John Ker (1789–1850) was an American surgeon, planter and politician in Louisiana. Together with several major Mississippi planters, in the 1830s Ker co-founded the Mississippi Colonization Society, promoting removal of free American blacks to a colony in West Africa (later Liberia). The state group modeled itself after the American Colonization Society, where Ker later served as a vice president.

Born in North Carolina, where his father was the first president of the new state university, Ker moved with his family as a youth to Mississippi after 1817, when his father was appointed to the state supreme court. He went to medical school in Philadelphia, Pennsylvania and returned to the South. Serving as a surgeon in the War of 1812 and Creek War, Ker later owned a cotton plantation in Louisiana and served in the state house.

John Ker was born on June 27, 1789 in Chapel Hill, North Carolina. His father, David Ker (1758–1805), born in Downpatrick, Northern Ireland and of Scottish ancestry, immigrated with his wife Mary to the United States in the 1780s. He served as the first President of the University of North Carolina at Chapel Hill, which was chartered in 1789 and opened for students in 1795.

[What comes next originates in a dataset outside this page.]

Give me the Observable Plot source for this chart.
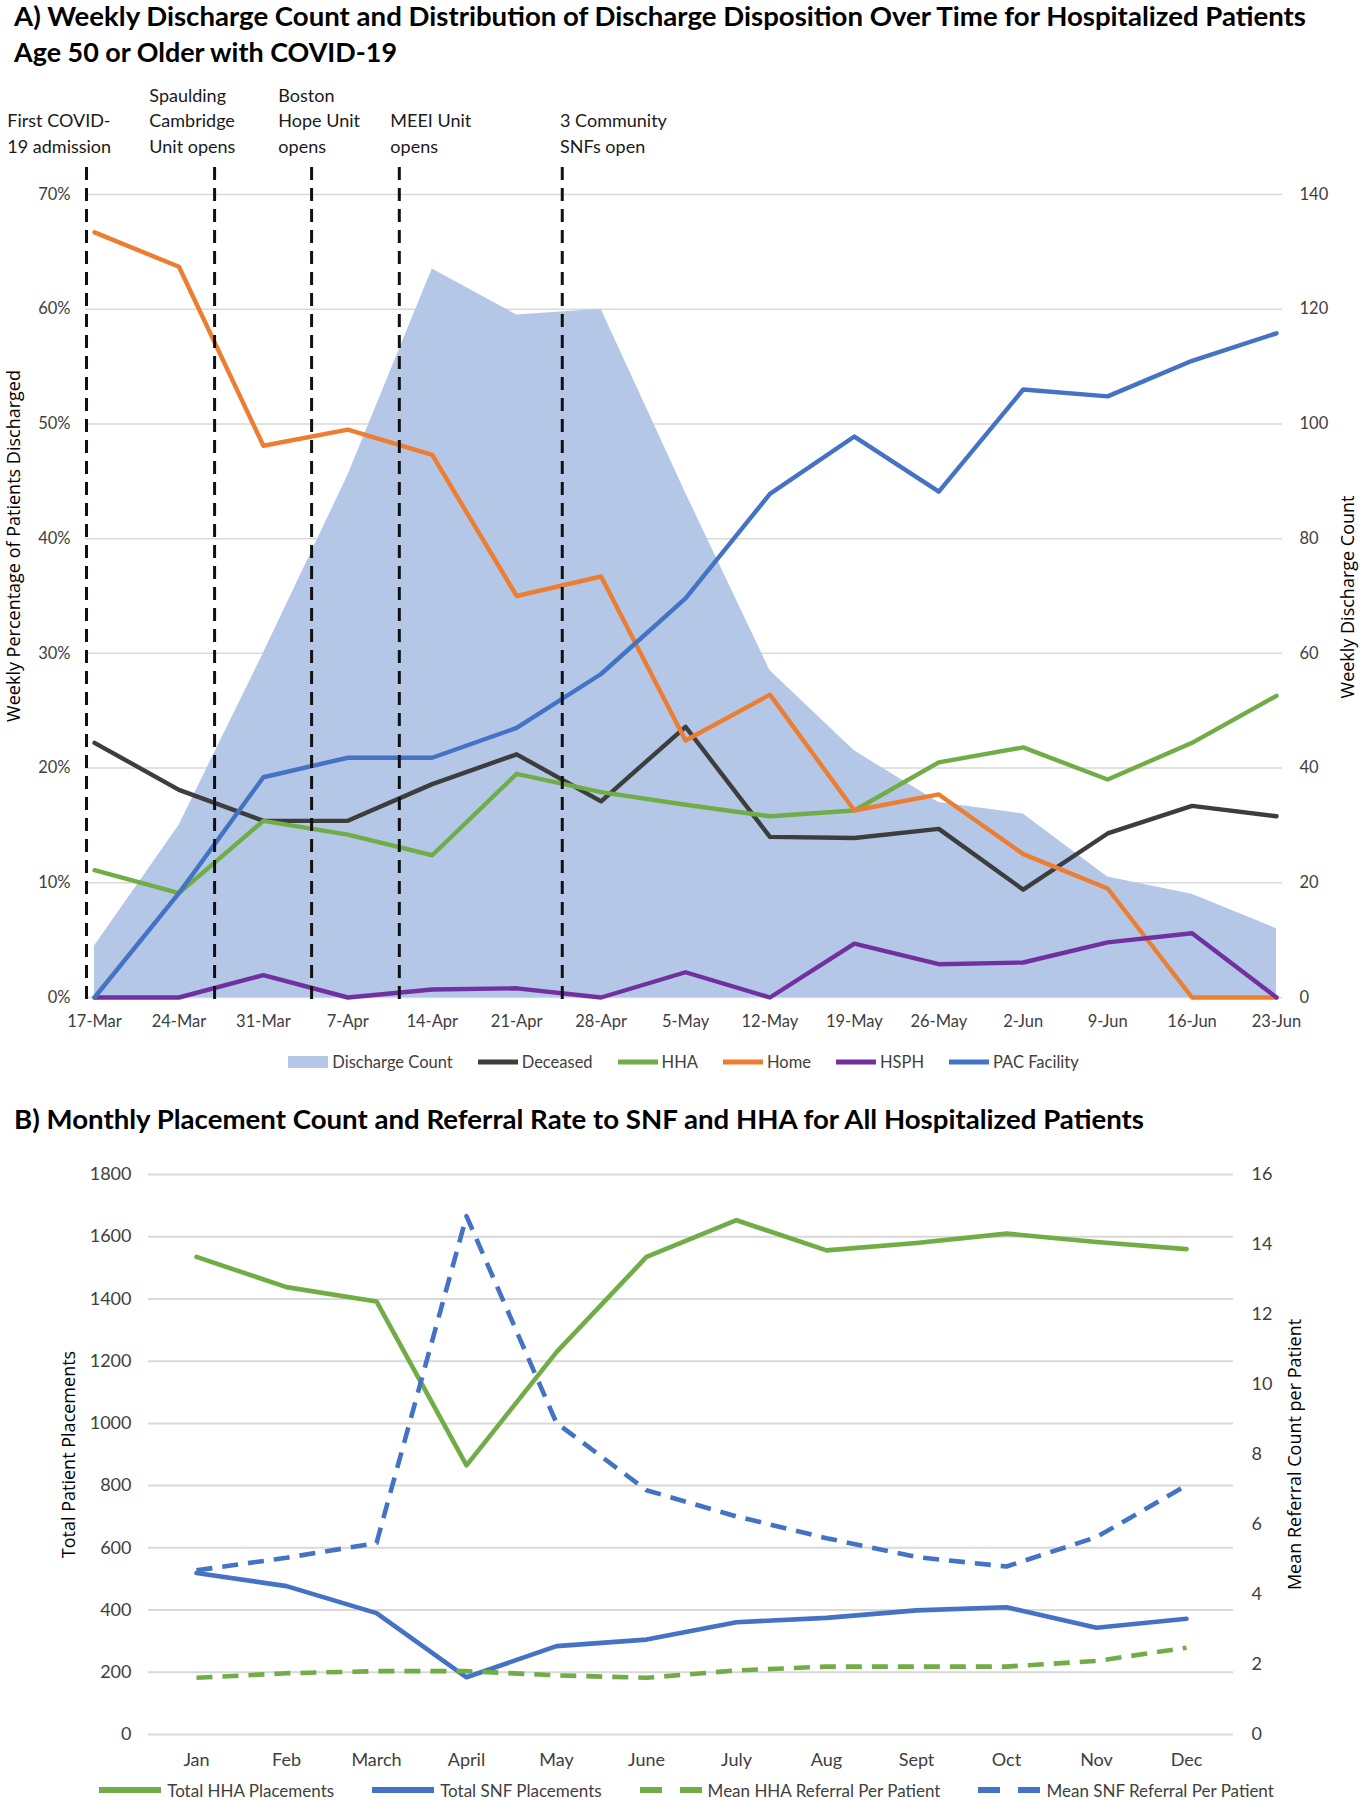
<!DOCTYPE html>
<html>
<head>
<meta charset="utf-8">
<script src="https://cdn.jsdelivr.net/npm/d3@7"></script>
<script src="https://cdn.jsdelivr.net/npm/@observablehq/plot@0.6"></script>
<style>
  body { margin: 0; background: #fff; width: 1360px; font-family: Lato, sans-serif; }
  .ttl { font-family: Lato, sans-serif; font-weight: 700; font-size: 27px; line-height: 36px; color: #000; white-space: nowrap; padding-left: 14px; box-sizing: border-box; }
  .ttl span { display: inline-block; transform-origin: left center; }
  #titleA { height: 70px; }
  #titleA .inner { position: relative; top: -2px; }
  #titleB { height: 65px; padding-top: 16px; }
  .legend { display: flex; justify-content: center; align-items: center; font-family: Lato, sans-serif; color: #404040; box-sizing: border-box; white-space: nowrap; }
  #legendA { height: 47px; padding-left: 85px; padding-right: 78px; gap: 25px; font-size: 16.5px; }
  #legendB { height: 30px; padding-left: 140px; padding-right: 127px; gap: 38px; font-size: 17px; }
  .item { display: flex; align-items: center; gap: 4px; }
  #legendB .item { gap: 6px; }
  svg { display: block; }
</style>
</head>
<body>
<div id="titleA" class="ttl"><div class="inner"><span id="tA1">A) Weekly Discharge Count and Distribution of Discharge Disposition Over Time for Hospitalized Patients</span><br><span id="tA2">Age 50 or Older with COVID-19</span></div></div>
<div id="chartA"></div>
<div id="legendA" class="legend"></div>
<div id="titleB" class="ttl"><span id="tB">B) Monthly Placement Count and Referral Rate to SNF and HHA for All Hospitalized Patients</span></div>
<div id="chartB"></div>
<div id="legendB" class="legend"></div>

<script>
// ---------- Panel A data ----------
const weekLabels = ["17-Mar","24-Mar","31-Mar","7-Apr","14-Apr","21-Apr","28-Apr","5-May","12-May","19-May","26-May","2-Jun","9-Jun","16-Jun","23-Jun"];
const dischargeCount = [9, 30, 60, 91, 127, 119, 120, 88, 57, 43, 34, 32, 21, 18, 12];
const deceasedPct = [22.2, 18.1, 15.4, 15.4, 18.6, 21.2, 17.1, 23.6, 14.0, 13.9, 14.7, 9.4, 14.3, 16.7, 15.8];
const hhaPct      = [11.1, 9.1, 15.4, 14.2, 12.4, 19.5, 17.9, 16.8, 15.8, 16.3, 20.5, 21.8, 19.0, 22.2, 26.3];
const homePct     = [66.7, 63.7, 48.1, 49.5, 47.3, 35.0, 36.7, 22.4, 26.4, 16.3, 17.7, 12.5, 9.5, 0, 0];
const hsphPct     = [0, 0, 1.95, 0, 0.7, 0.8, 0, 2.2, 0, 4.7, 2.9, 3.05, 4.8, 5.6, 0];
const pacPct      = [0, 9.1, 19.2, 20.9, 20.9, 23.5, 28.2, 34.8, 43.9, 48.9, 44.1, 53.0, 52.4, 55.5, 57.9];
const pctTicks = [0, 0.1, 0.2, 0.3, 0.4, 0.5, 0.6, 0.7];
const countTicks = [0, 20, 40, 60, 80, 100, 120, 140];
// events (in week units after 17-Mar) and where their labels start
const eventNames = ["First COVID-\n19 admission", "Spaulding\nCambridge\nUnit opens", "Boston\nHope Unit\nopens", "MEEI Unit\nopens", "3 Community\nSNFs open"];
const eventWeeks = [-0.095, 1.422, 2.571, 3.610, 5.540];
const eventLabelWeeks = [-1.033, 0.649, 2.177, 3.504, 5.514];

// ---------- Panel B data ----------
const months = ["Jan","Feb","March","April","May","June","July","Aug","Sept","Oct","Nov","Dec"];
const totalHHA = [1535, 1438, 1392, 865, 1229, 1535, 1653, 1556, 1580, 1610, 1583, 1560];
const totalSNF = [519, 477, 390, 184, 284, 305, 361, 375, 399, 409, 343, 372];
const meanHHAReferral = [1.62, 1.75, 1.81, 1.81, 1.69, 1.62, 1.83, 1.94, 1.94, 1.94, 2.10, 2.48];
const meanSNFReferral = [4.69, 5.05, 5.47, 14.81, 8.9, 6.98, 6.23, 5.61, 5.07, 4.80, 5.64, 7.12];
const placementTicks = [0, 200, 400, 600, 800, 1000, 1200, 1400, 1600, 1800];
const referralTicks = [0, 2, 4, 6, 8, 10, 12, 14, 16];

// ---------- colours ----------
const C = { deceased: "#3d3d3d", hha: "#70AD47", home: "#ED7D31", hsph: "#7030A0", pac: "#4472C4", area: "#B4C7E7", grid: "#D9D9D9" };

// ---------- Panel A ----------
const countToPct = 0.7 / 140;
const weekIdx = weekLabels.map((_, i) => i);
const seriesA = [
  { name: "Deceased", values: deceasedPct, color: C.deceased },
  { name: "HHA", values: hhaPct, color: C.hha },
  { name: "Home", values: homePct, color: C.home },
  { name: "HSPH", values: hsphPct, color: C.hsph },
  { name: "PAC Facility", values: pacPct, color: C.pac }
];
const events = eventNames.map((n, i) => ({ name: n, at: eventWeeks[i], labelAt: eventLabelWeeks[i] }));

const chartA = Plot.plot({
  width: 1360, height: 968,
  marginTop: 124, marginBottom: 41, marginLeft: 85, marginRight: 78,
  style: { fontFamily: "Lato, sans-serif", fontSize: "16.5px", color: "#404040", background: "white", overflow: "visible" },
  x: { type: "linear", domain: [-0.107, 14.071] },
  y: { domain: [0, 0.7] },
  marks: [
    Plot.gridY(pctTicks, { stroke: C.grid, strokeOpacity: 1, strokeWidth: 1.5 }),
    Plot.areaY(dischargeCount, { x: weekIdx, y: d => d * countToPct, fill: C.area, fillOpacity: 1 }),
    ...seriesA.map(s => Plot.lineY(s.values, { x: weekIdx, y: d => d / 100, stroke: s.color, strokeWidth: 4.4, strokeLinejoin: "round", strokeLinecap: "round" })),
    Plot.ruleX(events, { x: "at", stroke: "#111", strokeWidth: 3, strokeDasharray: "13,8", insetTop: -27, insetBottom: -5 }),
    Plot.text(events, { x: "labelAt", frameAnchor: "top", text: "name", textAnchor: "start", lineAnchor: "bottom", lineHeight: 1.39, dy: -42, fontSize: 18, fill: "#1a1a1a" }),
    Plot.axisX({ ticks: weekIdx, tickFormat: i => weekLabels[i], tickSize: 0, tickPadding: 18, label: null }),
    Plot.axisY({ ticks: pctTicks, tickFormat: d3.format(".0%"), tickSize: 0, tickPadding: 15, label: null }),
    Plot.axisY({ anchor: "right", ticks: countTicks.map(c => c * countToPct), tickFormat: d => Math.round(d / countToPct), tickSize: 0, tickPadding: 17, label: null }),
    Plot.text(["Weekly Percentage of Patients Discharged"], { frameAnchor: "left", textAnchor: "middle", rotate: -90, dx: -71, dy: -50, fontFamily: "Open Sans, sans-serif", fontSize: 18, fill: "#000" }),
    Plot.text(["Weekly Discharge Count"], { frameAnchor: "right", textAnchor: "middle", rotate: -90, dx: 66, dy: 1, fontFamily: "Open Sans, sans-serif", fontSize: 18, fill: "#000" })
  ]
});
document.getElementById("chartA").append(chartA);

// ---------- Panel B ----------
const refToPlace = 1800 / 16;
const chartB = Plot.plot({
  width: 1360, height: 625,
  marginTop: 24, marginBottom: 41, marginLeft: 148, marginRight: 127,
  style: { fontFamily: "Lato, sans-serif", fontSize: "18px", color: "#404040", background: "white", overflow: "visible" },
  x: { type: "point", domain: months, padding: 0.5 },
  y: { domain: [0, 1800] },
  marks: [
    Plot.gridY(placementTicks, { stroke: C.grid, strokeOpacity: 1, strokeWidth: 2 }),
    Plot.lineY(totalHHA, { x: months, y: d => d, stroke: C.hha, strokeWidth: 4.6 }),
    Plot.lineY(totalSNF, { x: months, y: d => d, stroke: C.pac, strokeWidth: 4.6 }),
    Plot.lineY(meanHHAReferral, { x: months, y: d => d * refToPlace, stroke: C.hha, strokeWidth: 4.6, strokeDasharray: "16,10", strokeLinecap: "butt" }),
    Plot.lineY(meanSNFReferral, { x: months, y: d => d * refToPlace, stroke: C.pac, strokeWidth: 4.6, strokeDasharray: "16,10", strokeLinecap: "butt" }),
    Plot.axisX({ tickSize: 0, tickPadding: 19, label: null }),
    Plot.axisY({ ticks: placementTicks, tickSize: 0, tickPadding: 17, label: null, tickFormat: d => String(d) }),
    Plot.axisY({ anchor: "right", ticks: referralTicks.map(r => r * refToPlace), tickFormat: d => Math.round(d / refToPlace), tickSize: 0, tickPadding: 18, label: null }),
    Plot.text(["Total Patient Placements"], { frameAnchor: "left", textAnchor: "middle", rotate: -90, dx: -79, fontFamily: "Open Sans, sans-serif", fontSize: 18, fill: "#000" }),
    Plot.text(["Mean Referral Count per Patient"], { frameAnchor: "right", textAnchor: "middle", rotate: -90, dx: 62, fontFamily: "Open Sans, sans-serif", fontSize: 18, fill: "#000" })
  ]
});
document.getElementById("chartB").append(chartB);

// ---------- Legends ----------
function swatch(kind, color) {
  const ns = "http://www.w3.org/2000/svg";
  const s = document.createElementNS(ns, "svg");
  if (kind === "area") {
    s.setAttribute("width", 40); s.setAttribute("height", 12);
    const r = document.createElementNS(ns, "rect");
    r.setAttribute("width", 40); r.setAttribute("height", 12); r.setAttribute("fill", color);
    s.append(r);
  } else {
    const w = kind === "lineB" || kind === "dashB" ? 62 : 40;
    s.setAttribute("width", w); s.setAttribute("height", 8);
    const l = document.createElementNS(ns, "line");
    l.setAttribute("x1", 0); l.setAttribute("x2", w); l.setAttribute("y1", 4); l.setAttribute("y2", 4);
    l.setAttribute("stroke", color); l.setAttribute("stroke-width", kind === "line" ? 5 : 6);
    if (kind === "dashB") l.setAttribute("stroke-dasharray", "22,18");
    s.append(l);
  }
  return s;
}
function buildLegend(id, items) {
  const host = document.getElementById(id);
  for (const it of items) {
    const d = document.createElement("div");
    d.className = "item";
    d.append(swatch(it.kind, it.color));
    const t = document.createElement("span");
    t.textContent = it.label;
    d.append(t);
    host.append(d);
  }
}
buildLegend("legendA", [
  { label: "Discharge Count", kind: "area", color: C.area },
  ...seriesA.map(s => ({ label: s.name, kind: "line", color: s.color }))
]);
buildLegend("legendB", [
  { label: "Total HHA Placements", kind: "lineB", color: C.hha },
  { label: "Total SNF Placements", kind: "lineB", color: C.pac },
  { label: "Mean HHA Referral Per Patient", kind: "dashB", color: C.hha },
  { label: "Mean SNF Referral Per Patient", kind: "dashB", color: C.pac }
]);

// ---------- Title fitting (narrow Calibri-like look) ----------
function fit(id, target) {
  const el = document.getElementById(id);
  el.style.transform = `scaleX(${target / el.getBoundingClientRect().width})`;
}
fit("tA1", 1292);
fit("tA2", 383);
fit("tB", 1130);
</script>
</body>
</html>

The family moved to Mississippi about 1817, the year it became a state. President Thomas Jefferson (1743–1826) appointed the father David Ker to the Supreme Court of Mississippi.

John Ker had been educated privately, as was common among the southern upper class. He went North to medical school, earning a Doctor of Medicine degree from the Medical School at the University of Pennsylvania in Philadelphia, Pennsylvania in 1822.